Putting cotton export under OGL premature decision - SIMA
The growth and performance of the predominantly cotton based textile industry is often being subjected to wrong policies on cotton front from February 2008, after the removal of cotton textiles from the Essential Commodities Act. Apart from free export under OGL, the various incentives offered to the multinational and other larger cotton traders including 5% export incentive with retrospective effect, DEPB benefit, bulk discount and liberal credit norms by CCI, etc had serious impact on the textile industry during the global recession and also the current cotton season.
The premature cotton export announcement made by the Commerce Minister for the season 2010-2011 and subsequently issuing a notification to export the entire earmarked quantity of 55 lakh bales in 45 days during the peak season flared up the price from Rs.38,000 per candy to Rs.63,000 per candy in three months.
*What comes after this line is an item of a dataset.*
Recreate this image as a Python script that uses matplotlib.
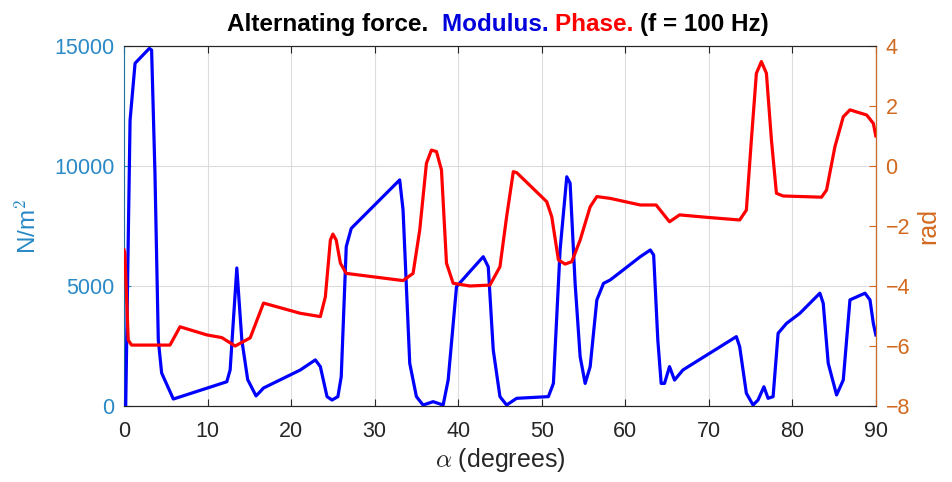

Fearing that the Government might allow additional quantity for export resulting in shortage of cotton, textile mills procured cotton at over Rs.60,000 per candy which later crashed to Rs.30,000 per candy making the spinning mills to incur over Rs.6,000 crores loss in just four months. In addition, the heavy accumulation of yarn stock caused due to suspension of yarn export registration for four months made the spinning mills to incur another Rs.5000 crores loss in the working capital.
Now, the textile industry is pleading for an urgent bail out package to sustain its survival. The Government and RBI are yet to take a decision to revive the industry from the grave crisis. The additional 10 lakh bales of cotton export announcement made by the Government has already increased the cotton price from Rs.30,000 per candy to Rs.42,000 per candy.
In a Press Release, Mr.S.Dinakaran, Chairman, The Southern India Mills' Association (SIMA) has stated that the announcement of allowing cotton export under OGL from 1st October 2011 for the cotton season 2011-12 has come as a serious blow for the cotton textile industry in the country. He has stated that the industry Associations have recommended the Government to permit cotton export under OGL only from 1st January 2012 considering the need for rebuilding adequate buffer stock, enabling the domestic mills to procure adequate quantity of quality cotton and also avoid any speculation during the beginning of the season.
Mr.S.Dinakaran has said that the Association is not against cotton export. But at the same time the Government should benchmark its policies with our major competing countries like China and Pakistan on cotton front and ensure raw material security for the textile industry, which employ over 92 million people directly and indirectly and also consume over 80% of the cotton produced in the country.
He has pointed out that the sowing had been delayed by 4 to 6 weeks due to delayed rain and therefore, cotton arrival in bulk would start only from end of November or beginning of December and the exact crop size would be known only by December. Mr.S.Dinakaran has appealed to the Government to immediately withdraw the notification considering the grave crisis prevailing in the industry and allow cotton export under OGL from 1st January 2012 and also ensure at least 55 lakh bales physical closing stock of quality cotton as already committed by the Group of Ministers.